Letting people explore what parts of a face are important for a face recognition system by making them wear funny masks.
The face recognition game was tested at KI & Wir*, a conference in Magdeburg, Germany aimed at the general public, with many visitors having non-technical backgrounds but an interest in learning about AI and its impact on society.
Over the two days of the conference, 140 people visited the booth. They played the game for three minutes on average. Many stayed around afterwards to learn more about how face recognition works and discuss its uses.

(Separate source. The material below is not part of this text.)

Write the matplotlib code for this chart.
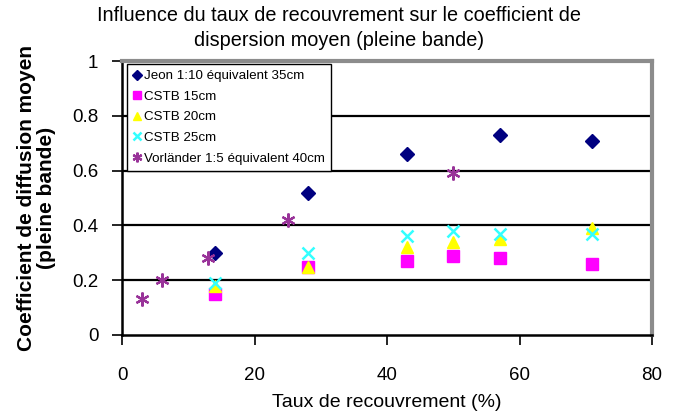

The conference took place in a brick building built in the 19th century for military purposes. It features few windows, very little daylight and long dark corridors. Artificial lighting helped brighten up my booth, but only in some spots, resulting in shadows on the visitors’ faces. All in all, a rather different (but more realistic) situation than the window desk in my office where I developed and tested the game.
Reminder: the mission of the game is to try to not be recognized by wearing different masks (and thereby understanding which parts of the face the machine "looks at" when recognizing people). The face recognition was noticeably weaker under the given lighting conditions, being defeated by masks that were not any challenge in better lighting. However, the general properties of the masks still held true: masking the eyes is often a stronger disguise than masking your nose or mouth, turning your head decreases the match quality surprisingly much, whereas masking any parts of your face outside of eyes, nose and mouth does not do much.
In my conversations with visitors, I did receive positive feedback — people found the game interesting to play and it did give them insights into how the machine "sees".
One thing I was surprised about was the face recognition system being able to pick up on the facial similarities between children and their parents. It happened several times that children would be displayed as one of the people most similar to one of their parents (resulting in much laughter from the whole family, usually).
Interestingly, this never happened the other way around; the most similar person to a child (besides the child itself) was typically another child, not the child’s parents. Generally, I could observe what Adam Geitgey also noted in his original blog post: children (even unrelated ones) can not be very well distinguished from each other by this machine.
The source code is available on github.